**STATED TASK**
List each line of the data that holds the string "with".

[Begin EXTRACTED INFORMATION]

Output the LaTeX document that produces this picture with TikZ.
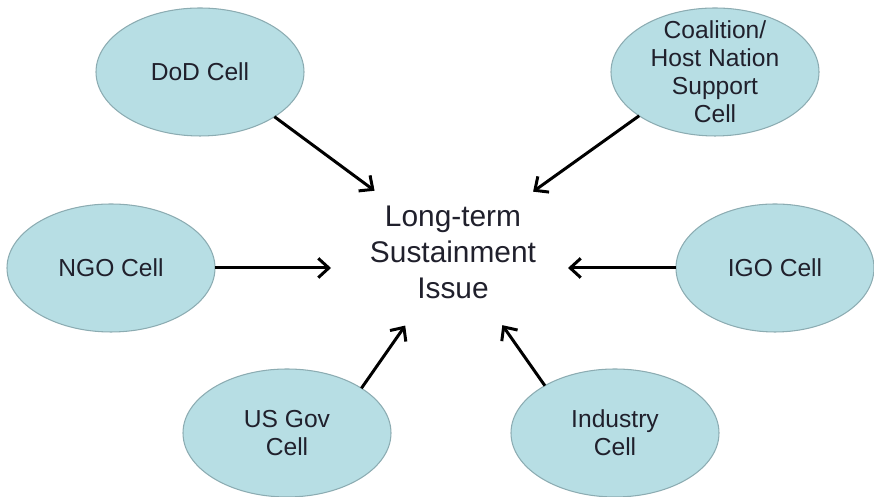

[End EXTRACTED INFORMATION]
[Begin EXTRACTED INFORMATION]

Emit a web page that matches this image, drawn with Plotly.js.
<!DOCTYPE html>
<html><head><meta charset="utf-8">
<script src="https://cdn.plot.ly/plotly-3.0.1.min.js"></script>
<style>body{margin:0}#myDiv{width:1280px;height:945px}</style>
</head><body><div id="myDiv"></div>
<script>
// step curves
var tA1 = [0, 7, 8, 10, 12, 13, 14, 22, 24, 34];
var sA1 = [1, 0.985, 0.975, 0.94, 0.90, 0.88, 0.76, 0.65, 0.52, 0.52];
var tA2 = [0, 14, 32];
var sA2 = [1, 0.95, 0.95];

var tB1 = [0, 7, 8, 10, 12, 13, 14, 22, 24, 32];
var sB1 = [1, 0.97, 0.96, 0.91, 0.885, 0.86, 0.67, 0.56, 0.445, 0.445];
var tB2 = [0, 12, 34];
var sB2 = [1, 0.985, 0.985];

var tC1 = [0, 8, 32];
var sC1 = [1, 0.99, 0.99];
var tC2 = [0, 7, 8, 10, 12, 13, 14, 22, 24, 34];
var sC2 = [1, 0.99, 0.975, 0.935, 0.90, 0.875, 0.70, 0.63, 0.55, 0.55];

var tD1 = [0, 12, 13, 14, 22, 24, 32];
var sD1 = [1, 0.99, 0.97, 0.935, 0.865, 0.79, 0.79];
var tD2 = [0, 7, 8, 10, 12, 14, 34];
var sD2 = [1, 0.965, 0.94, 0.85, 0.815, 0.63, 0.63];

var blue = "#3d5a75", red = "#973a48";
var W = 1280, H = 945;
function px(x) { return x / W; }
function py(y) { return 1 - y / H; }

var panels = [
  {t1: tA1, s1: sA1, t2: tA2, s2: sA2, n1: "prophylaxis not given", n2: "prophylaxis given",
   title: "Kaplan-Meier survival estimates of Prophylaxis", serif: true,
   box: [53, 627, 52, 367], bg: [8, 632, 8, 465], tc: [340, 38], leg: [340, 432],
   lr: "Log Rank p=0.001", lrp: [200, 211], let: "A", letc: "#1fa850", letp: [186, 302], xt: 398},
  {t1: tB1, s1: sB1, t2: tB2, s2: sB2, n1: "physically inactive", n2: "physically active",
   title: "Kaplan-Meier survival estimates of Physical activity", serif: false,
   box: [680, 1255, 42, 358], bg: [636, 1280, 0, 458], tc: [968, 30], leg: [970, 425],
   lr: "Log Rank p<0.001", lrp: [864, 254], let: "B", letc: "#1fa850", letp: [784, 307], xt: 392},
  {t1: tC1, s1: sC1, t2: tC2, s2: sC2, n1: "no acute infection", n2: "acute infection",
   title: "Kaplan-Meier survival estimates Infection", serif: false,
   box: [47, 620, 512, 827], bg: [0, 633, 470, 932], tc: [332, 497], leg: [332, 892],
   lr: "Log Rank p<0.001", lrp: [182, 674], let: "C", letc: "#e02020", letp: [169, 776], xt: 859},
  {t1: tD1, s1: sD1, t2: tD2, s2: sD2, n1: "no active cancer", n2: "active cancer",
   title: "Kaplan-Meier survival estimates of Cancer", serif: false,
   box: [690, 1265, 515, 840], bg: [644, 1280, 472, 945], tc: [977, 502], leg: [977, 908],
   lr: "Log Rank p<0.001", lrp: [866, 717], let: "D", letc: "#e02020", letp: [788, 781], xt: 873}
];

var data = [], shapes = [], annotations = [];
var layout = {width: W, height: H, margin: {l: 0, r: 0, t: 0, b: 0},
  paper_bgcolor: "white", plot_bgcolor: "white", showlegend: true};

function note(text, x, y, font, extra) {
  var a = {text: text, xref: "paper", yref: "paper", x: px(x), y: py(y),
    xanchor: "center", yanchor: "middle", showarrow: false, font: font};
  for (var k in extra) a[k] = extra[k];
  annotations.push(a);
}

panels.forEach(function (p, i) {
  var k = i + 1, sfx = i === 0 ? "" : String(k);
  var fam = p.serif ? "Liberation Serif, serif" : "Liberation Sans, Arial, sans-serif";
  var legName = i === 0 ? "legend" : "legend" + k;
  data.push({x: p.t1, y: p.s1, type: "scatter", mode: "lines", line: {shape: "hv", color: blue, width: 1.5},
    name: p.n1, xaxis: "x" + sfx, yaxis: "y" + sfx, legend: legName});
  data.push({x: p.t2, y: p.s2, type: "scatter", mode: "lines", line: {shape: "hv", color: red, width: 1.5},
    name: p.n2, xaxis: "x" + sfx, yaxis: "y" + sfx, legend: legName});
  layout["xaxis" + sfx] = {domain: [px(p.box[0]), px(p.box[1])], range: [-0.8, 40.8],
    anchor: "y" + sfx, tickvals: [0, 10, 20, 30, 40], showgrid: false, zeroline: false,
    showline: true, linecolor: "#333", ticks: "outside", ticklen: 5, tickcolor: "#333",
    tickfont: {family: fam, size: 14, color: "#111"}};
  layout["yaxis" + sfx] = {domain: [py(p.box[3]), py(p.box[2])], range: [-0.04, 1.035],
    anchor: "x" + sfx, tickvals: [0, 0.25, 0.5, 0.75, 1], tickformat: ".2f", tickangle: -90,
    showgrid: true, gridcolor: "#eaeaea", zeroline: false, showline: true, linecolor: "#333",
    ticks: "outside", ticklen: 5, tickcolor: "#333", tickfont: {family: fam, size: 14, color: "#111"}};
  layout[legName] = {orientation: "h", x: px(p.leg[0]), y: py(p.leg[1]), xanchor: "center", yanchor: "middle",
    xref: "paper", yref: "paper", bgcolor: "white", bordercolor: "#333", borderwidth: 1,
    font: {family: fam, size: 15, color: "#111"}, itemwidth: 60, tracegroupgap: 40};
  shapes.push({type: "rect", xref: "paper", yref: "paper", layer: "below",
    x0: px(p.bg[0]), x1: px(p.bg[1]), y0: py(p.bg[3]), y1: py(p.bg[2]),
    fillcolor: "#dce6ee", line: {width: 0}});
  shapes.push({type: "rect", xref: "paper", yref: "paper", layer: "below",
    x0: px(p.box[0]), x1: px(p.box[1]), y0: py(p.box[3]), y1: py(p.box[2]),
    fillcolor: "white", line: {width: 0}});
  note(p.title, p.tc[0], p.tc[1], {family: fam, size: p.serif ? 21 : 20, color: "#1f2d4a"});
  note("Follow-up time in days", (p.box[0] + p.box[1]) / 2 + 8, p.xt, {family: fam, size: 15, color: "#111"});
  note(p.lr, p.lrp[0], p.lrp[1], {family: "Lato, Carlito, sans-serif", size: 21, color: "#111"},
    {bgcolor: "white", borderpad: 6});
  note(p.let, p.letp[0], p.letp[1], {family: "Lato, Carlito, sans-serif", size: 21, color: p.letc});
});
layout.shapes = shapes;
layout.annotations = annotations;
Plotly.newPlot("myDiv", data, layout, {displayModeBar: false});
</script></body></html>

[End EXTRACTED INFORMATION]

**SOLVED EXERCISE**
Output the LaTeX document that produces this picture with TikZ.
Emit a web page that matches this image, drawn with Plotly.js.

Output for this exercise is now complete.